3. Are there any point loads on those joists?

Be safe, Gary
 
#31 · (Edited)
1) There are no other loads. Just a rail that keeps you from falling off the 2nd floor (it's open, used a den right now.) I do plan on putting a wall there later on to close the area off, but of course it won't be load bearing at all.

2) 14 feet.

3) Not too sure what you mean, but if it's what it sounds like, the the answer is no. The joists are currently holding up my computer desk and part of my bed, as well as a small closet. There aren't any bearing structures sitting on future hangered joists.
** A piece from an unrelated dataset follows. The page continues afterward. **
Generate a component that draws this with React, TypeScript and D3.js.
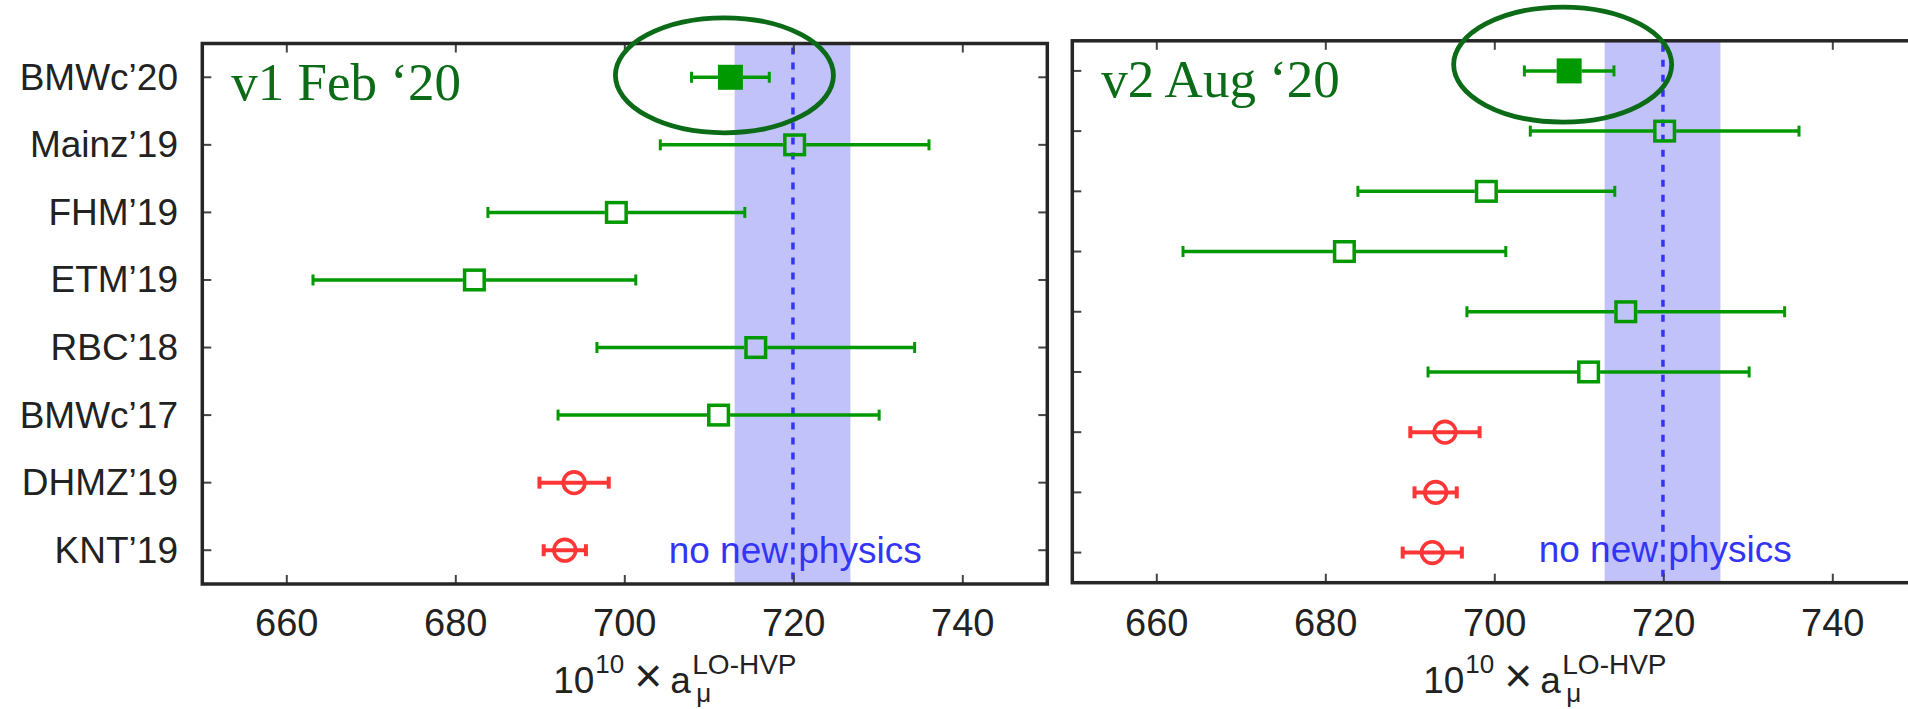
import React from 'react';
import * as d3 from 'd3';

const W = 1908;
const H = 709;

// x axis
const xDomain = [650, 750];
const xTicks = [660, 680, 700, 720, 740];

// "no new physics" band
const bandLo = 713.0;
const bandHi = 726.7;
const bandMid = 719.9;

// v1 Feb '20
const v1Labels = ['BMWc’20', 'Mainz’19', 'FHM’19', 'ETM’19', 'RBC’18', 'BMWc’17', 'DHMZ’19', 'KNT’19'];
const v1Values = [712.5, 720.1, 699.0, 682.2, 715.5, 711.1, 694.0, 692.9];
const v1Errors = [4.6, 15.9, 15.2, 19.1, 18.8, 19.0, 4.1, 2.5];
const v1Kinds = ['filled', 'open', 'open', 'open', 'open', 'open', 'circle', 'circle'];

// v2 Aug '20
const v2Labels = ['BMWc’20', 'Mainz’19', 'FHM’19', 'ETM’19', 'RBC’18', 'BMWc’17', 'DHMZ’19', 'KNT’19', 'WP’20'];
const v2Values = [708.8, 720.1, 699.0, 682.2, 715.5, 711.1, 694.1, 693.0, 692.6];
const v2Errors = [5.3, 15.9, 15.2, 19.1, 18.8, 19.0, 4.1, 2.5, 3.5];
const v2Kinds = ['filled', 'open', 'open', 'open', 'open', 'open', 'circle', 'circle', 'circle'];

const GREEN = '#009a00';
const RED = '#ff3636';
const DARK = '#0b6b17';
const BLUE = '#3434f6';
const BAND = '#c2c2fa';
const FRAME = '#262626';
const SANS = '"Liberation Sans", Arial, Helvetica, sans-serif';
const SERIF = '"Liberation Serif", "Times New Roman", serif';

const PANEL_W = 845;

function Panel({ left, top, bottom, labels, values, errors, kinds, title, showLabels, ell }) {
  const right = left + PANEL_W;
  const x = d3.scaleLinear().domain(xDomain).range([left, right]);
  const y = d3.scalePoint().domain(labels).range([top, bottom]).padding(0.5);
  const tick = 9;

  return (
    <g>
      {/* band + central line */}
      <rect x={x(bandLo)} y={top} width={x(bandHi) - x(bandLo)} height={bottom - top} fill={BAND} />
      <line x1={x(bandMid)} x2={x(bandMid)} y1={top + 4} y2={bottom} stroke={BLUE}
        strokeWidth={3.5} strokeDasharray="7 8" />

      {/* points */}
      {labels.map((lab, i) => {
        const cy = y(lab);
        const cx = x(values[i]);
        const lo = x(values[i] - errors[i]);
        const hi = x(values[i] + errors[i]);
        const k = kinds[i];
        if (k === 'circle') {
          return (
            <g key={lab} stroke={RED} strokeWidth={4} fill="none">
              <line x1={lo} x2={hi} y1={cy} y2={cy} />
              <line x1={lo} x2={lo} y1={cy - 6} y2={cy + 6} />
              <line x1={hi} x2={hi} y1={cy - 6} y2={cy + 6} />
              <circle cx={cx} cy={cy} r={10.8} strokeWidth={3.6} />
            </g>
          );
        }
        const half = k === 'filled' ? 12.5 : 11.5;
        return (
          <g key={lab} stroke={GREEN} strokeWidth={3.5} fill="none">
            <line x1={lo} x2={cx - half} y1={cy} y2={cy} />
            <line x1={cx + half} x2={hi} y1={cy} y2={cy} />
            <line x1={lo} x2={lo} y1={cy - 5.5} y2={cy + 5.5} strokeWidth={3} />
            <line x1={hi} x2={hi} y1={cy - 5.5} y2={cy + 5.5} strokeWidth={3} />
            {k === 'filled'
              ? <rect x={cx - 12.5} y={cy - 12.5} width={25} height={25} fill={GREEN} stroke="none" />
              : <rect x={cx - 9.8} y={cy - 9.8} width={19.6} height={19.6} strokeWidth={3.5} />}
          </g>
        );
      })}

      <text x={left + 466.4} y={bottom - 21} fontFamily={SANS} fontSize={37} fill={BLUE}>no new physics</text>

      {/* ticks, mirrored on all sides */}
      <g stroke="#444" strokeWidth={2}>
        {xTicks.map(t => (
          <g key={t}>
            <line x1={x(t)} x2={x(t)} y1={bottom} y2={bottom - tick} />
            <line x1={x(t)} x2={x(t)} y1={top} y2={top + tick} />
          </g>
        ))}
        {labels.map(lab => (
          <g key={lab}>
            <line x1={left} x2={left + tick} y1={y(lab)} y2={y(lab)} />
            <line x1={right} x2={right - tick} y1={y(lab)} y2={y(lab)} />
          </g>
        ))}
      </g>

      <rect x={left} y={top} width={PANEL_W} height={bottom - top} fill="none" stroke={FRAME} strokeWidth={3.5} />

      {/* tick labels */}
      {xTicks.map(t => (
        <text key={t} x={x(t)} y={636} textAnchor="middle" fontFamily={SANS} fontSize={38} fill="#222">{t}</text>
      ))}
      {showLabels && labels.map(lab => (
        <text key={lab} x={178} y={y(lab) + 12.5} textAnchor="end" fontFamily={SANS} fontSize={37} fill="#222">{lab}</text>
      ))}

      {/* axis title: 10^10 x a_mu^LO-HVP */}
      <g fontFamily={SANS} fill="#222">
        <text x={left + 351} y={693} fontSize={37}>10</text>
        <text x={left + 393} y={673} fontSize={26}>10</text>
        <text x={left + 432} y={692} fontSize={48}>×</text>
        <text x={left + 468} y={693} fontSize={37}>a</text>
        <text x={left + 494} y={702} fontSize={26}>μ</text>
        <text x={left + 490} y={674} fontSize={28}>LO-HVP</text>
      </g>

      {/* panel title */}
      <text x={left + 29} y={top + 56.5} fontFamily={SERIF} fontSize={53} fill={DARK}>{title}</text>

      {/* highlight ellipse round the newest lattice result */}
      <ellipse cx={x(values[0]) + ell.dx} cy={y(labels[0]) + ell.dy} rx={109} ry={57.5}
        fill="none" stroke={DARK} strokeWidth={4.8} />
    </g>
  );
}

export default function App() {
  return (
    <svg width={W} height={H} viewBox={`0 0 ${W} ${H}`}
      style={{ position: 'absolute', left: 0, top: 0, background: '#fff' }}>
      <rect width={W} height={H} fill="#fff" />
      <Panel left={202.3} top={43.5} bottom={584} labels={v1Labels} values={v1Values}
        errors={v1Errors} kinds={v1Kinds} title="v1 Feb ‘20" showLabels ell={{ dx: -6, dy: -2 }} />
      <Panel left={1072.3} top={40.8} bottom={582.7} labels={v2Labels} values={v2Values}
        errors={v2Errors} kinds={v2Kinds} title="v2 Aug ‘20" showLabels={false} ell={{ dx: -6.5, dy: -6.3 }} />
    </svg>
  );
}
Also, before I forget, in case I have a hard time finding 2x6 rough cut hangers tomorrow, would face-nailing 3 16D nails, through the header joist into the 2x6 joists, be ok for temp use until hangers are installed? Just in case. I'm guessing that's how their held up now, on a hacked together header joist at that.
 
#32 · (Edited)
Well took a shot in the dark. Are you guys ready to see what was _really_ holding up my floor, after we removed the trim (the 2x4 is the temp support)?





My grandfather showed me a lot of things, and we put together a double 2x8 spruce-fir header. Attached joist hangers, added some profanity during the whole ordeal, and voila, this is what we have now:



For now I'm just letting the joists rest in the hangers. Ill attach them to the hangers after they settle in. One more disaster avoided!